Negative Stiffness Brace Device for Structural Systems: Analytical and Experimental Study

In this study, a negative stiffness brace (NSB) device composed of a series of precompressed springs, gap-spring assemblies, and links to achieve the desired negative stiffness behavior suitable for application in structural systems is investigated analytically and experimentally. The NSB achieves a high force magnification by using the geometry, harnessing the spring force at both the ends, and through the usage of multiple precompressed springs and links in series. The series arrangement significantly reduces the stiffness requirements of the precompressed springs. The NSB has a compact arrangement of components, which reduces space consumption as well as allows easy installation. In this study, the analytical model describing the behavior of the NSB is presented and the effect of various parameters on the behavior is investigated.

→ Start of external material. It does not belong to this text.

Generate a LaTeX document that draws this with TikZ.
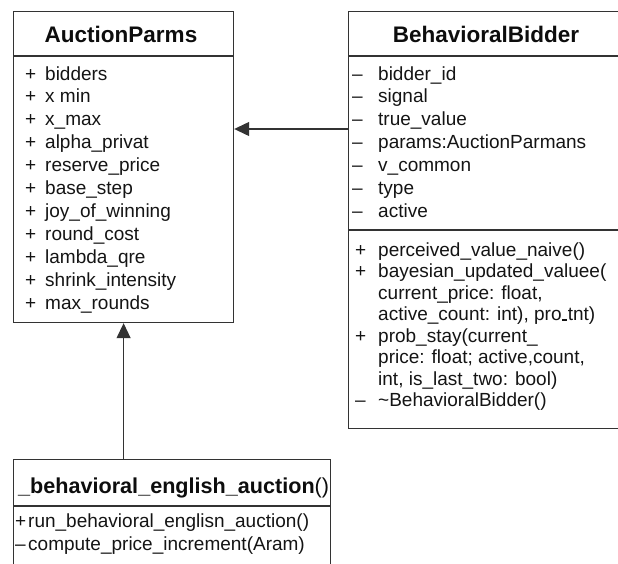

A scaled NSB device is tested, and experimental results of the behavior of the NSB are presented and used to validate the analytical model. Further, the analytical model of a frame connected to the NSB–gap-spring assembly (GSA) system is developed and validated. The efficacy of the NSB in reducing structural response was studied numerically by considering a single-degree-of-freedom system. Negative stiffness devices and supplemental damping devices have been recently studied extensively for the protection of structural systems subjected to wind and seismic excitations because the combination can significantly reduce accelerations, interstory drifts, and base shears. NSB with supplemental dampers has significant potential for application in structural systems.